In the spring of 1909, a father named Jack Abernathy stood in his Oklahoma yard and watched his two sons prepare for a journey that would horrify any parent today.

Bud, age nine, checked the saddle straps one final time.

Temple, barely five years old, climbed onto his pony Geronimo from a tree stump because he was too small to mount any other way.

They were about to ride over 1,000 miles to Santa Fe and back—through territory where armed men still feared to travel alone.

Jack didn’t stop them.

He opened a checking account for each boy. He handed Bud a copy of the New Testament. He gave them some rules: no more than 50 miles a day, no crossing water unless they could see the bottom, say your prayers at night.

Then he watched his children disappear into the wilderness.

What happened next sounds impossible.

Temple contracted dysentery from drinking gypsum water. He sprained both ankles trying to dismount.

One night, Bud stayed awake firing his shotgun into the darkness as a pack of wolves circled their camp while his five-year-old brother slept.

They ran out of food and water between towns. They forded rivers that had drowned grown men. A threatening note arrived at their home, addressed to “The Marshal of Oklahoma”—their father.

Fifty-four days later, they rode into Santa Fe.

Crowds lined both sides of the street. The governor welcomed them at the state capitol.

Then they turned around and rode home.

That was just the beginning.

The following year, 1910, Bud and Temple—now ten and six—decided to ride to New York City to meet President Theodore Roosevelt.

Two thousand miles. On horseback. Alone.

Their pony Geronimo foundered in Hominy, Oklahoma. Temple had to buy a new horse—a red-and-white paint he named Wylie Haynes.

They nearly drowned crossing swollen rivers. Temple developed a 103-degree fever in New Jersey. Doctors ordered him to rest. He got back on his horse the next morning.

Along the way, they became the most famous children in America.

Newspapers tracked their every mile. Crowds ripped at their clothes trying to get souvenirs. An Ohio paper noted: “The Abernathy boys are beating all records for juvenile fame. They couldn’t have become better known if they had got themselves kidnapped and ransomed.”

They met President Taft in Washington. The House of Representatives stopped its proceedings to hear their story.

In New York, Theodore Roosevelt refused to begin his ticker-tape parade until the Abernathy boys took their place right behind him—ahead of his Rough Riders.

A six-year-old and a ten-year-old, on horseback, leading a parade through Manhattan with a million people cheering.

Orville Wright offered to take them up in his airplane.

After the parade, their father suggested shipping the horses home and taking the train back to Oklahoma.

The boys had a different idea.

They wanted to buy an automobile and drive themselves home.

Jack agreed.
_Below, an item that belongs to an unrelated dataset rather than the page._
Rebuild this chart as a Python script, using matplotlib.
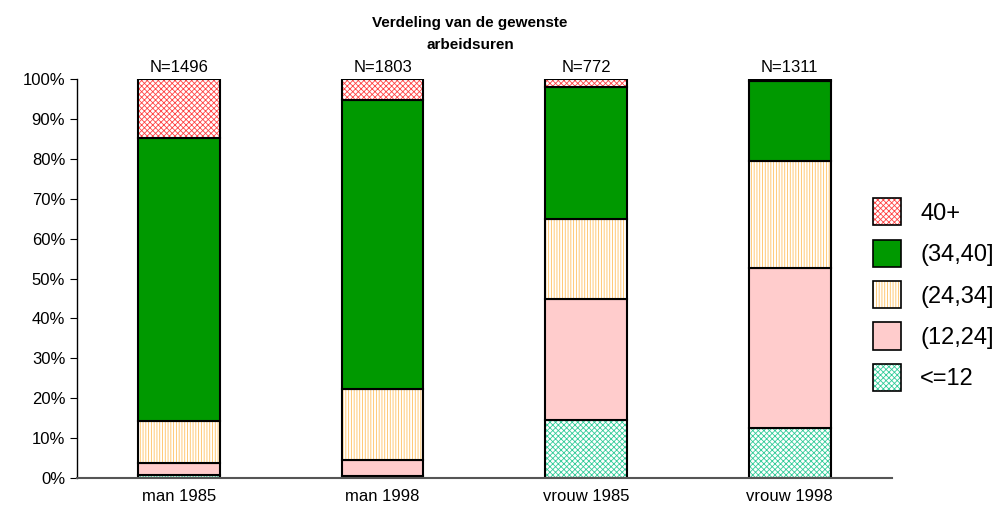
import numpy as np
import matplotlib.pyplot as plt
from matplotlib.patches import Patch
from matplotlib.ticker import FuncFormatter

plt.rcParams['font.family'] = ['Liberation Sans', 'DejaVu Sans']
plt.rcParams['hatch.linewidth'] = 0.6

# data (percent per group, bottom to top)
groups = ['man 1985', 'man 1998', 'vrouw 1985', 'vrouw 1998']
n_labels = ['N=1496', 'N=1803', 'N=772', 'N=1311']
cats = ['<=12', '(12,24]', '(24,34]', '(34,40]', '40+']
le12 = [0.7, 0.5, 14.5, 12.5]
h12_24 = [3.1, 4.0, 30.4, 40.1]
h24_34 = [10.5, 17.8, 20.0, 26.8]
h34_40 = [70.9, 72.4, 33.1, 20.1]
h40p = [14.8, 5.3, 2.0, 0.5]
values = [le12, h12_24, h24_34, h34_40, h40p]

# style per category: facecolor, hatch color, hatch
styles = [
    ('white', '#33cc99', 'xxxxxx'),
    ('#ffcccc', '#ffcccc', None),
    ('white', '#ffc060', '||||||'),
    ('#009900', '#009900', None),
    ('white', '#ff4444', 'xxxxxx'),
]

fig = plt.figure(figsize=(9.94, 5.17), dpi=100)
ax = fig.add_axes([0.0775, 0.0754, 0.8195, 0.7716])

x = np.arange(len(groups))
bottom = np.zeros(len(groups))
width = 0.4
for vals, (fc, hc, hatch) in zip(values, styles):
    ax.bar(x, vals, width, bottom=bottom, facecolor=fc, edgecolor=hc,
           hatch=hatch, linewidth=0)
    ax.bar(x, vals, width, bottom=bottom, facecolor='none',
           edgecolor='black', linewidth=1.5)
    bottom += np.array(vals)

for xi, lab in zip(x, n_labels):
    ax.text(xi, 101, lab, ha='center', va='bottom', fontsize=12)

ax.set_xlim(-0.5, len(groups) - 0.5)
ax.set_ylim(0, 100)
ax.set_yticks(np.arange(0, 101, 10))
ax.yaxis.set_major_formatter(FuncFormatter(lambda v, p: f'{v:.0f}%'))
ax.set_xticks(x)
ax.set_xticklabels(groups)
ax.tick_params(axis='x', length=0, labelsize=12, pad=8)
ax.tick_params(axis='y', labelsize=12, length=5, direction='out')
for s in ['top', 'right']:
    ax.spines[s].set_visible(False)
ax.spines['bottom'].set_color('#555555')
ax.spines['bottom'].set_linewidth(1.5)
ax.spines['left'].set_linewidth(1.0)

fig.text(0.473, 0.97, 'Verdeling van de gewenste\narbeidsuren', ha='center',
         va='top', fontsize=11, fontweight='bold', linespacing=1.8)

handles = []
for (fc, hc, hatch) in styles[::-1]:
    handles.append((Patch(facecolor=fc, edgecolor=hc, hatch=hatch, linewidth=0),
                    Patch(facecolor='none', edgecolor='black', linewidth=1.2)))
fig.legend(handles, cats[::-1], loc='center left', bbox_to_anchor=(0.857, 0.43),
           frameon=False, fontsize=17, handlelength=1.2, handleheight=1.4,
           labelspacing=0.6, handletextpad=0.8)

fig.savefig('out.png', dpi=100)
At the time, there were no driver’s license laws.

Temple’s legs were too short to reach the pedals. So Bud drove while Temple cranked the engine to start it.

They drove 2,000 miles home in 23 days.

In 1911, the brothers accepted the ultimate challenge: ride horseback from the Atlantic Ocean to the Pacific in 60 days or less, never eating or sleeping indoors.

The prize was $10,000.

Temple was seven. Bud was eleven.

They started at midnight on Coney Island, carrying a flask of Atlantic saltwater to pour into the Pacific.

Their horses ran away in the Utah salt flats. The boys spent three days chasing them on foot.

They arrived in San Francisco in 62 days—two days too late for the prize, but they had just set a cross-country horseback record that has never been broken.

In 1913, the Indian Motocycle company offered them a custom-built two-seater motorcycle. Temple was nine. Bud was thirteen.

They rode from Oklahoma to New York City.

That was their final adventure.

Over four years, two children had traveled more than 10,000 miles across America—by horse, by automobile, by motorcycle.

They’d met two presidents. Ridden in a ticker-tape parade. Starred in a silent film. Set a record that still stands over a century later.

Then they grew up.

Bud became a lawyer in Wichita Falls, Texas. He died in 1979.

Temple worked in the oil and gas business. He died in 1986.

Their story has almost disappeared from history.

But once upon a time in America, a five-year-old boy climbed onto a pony from a tree stump because his legs were too short to mount, and his father said: “Say your prayers at night.”

And then watched him ride into wolf country.

That’s not reckless parenting by today’s standards.

That’s a different world entirely.

One where childhood meant something we can barely imagine now.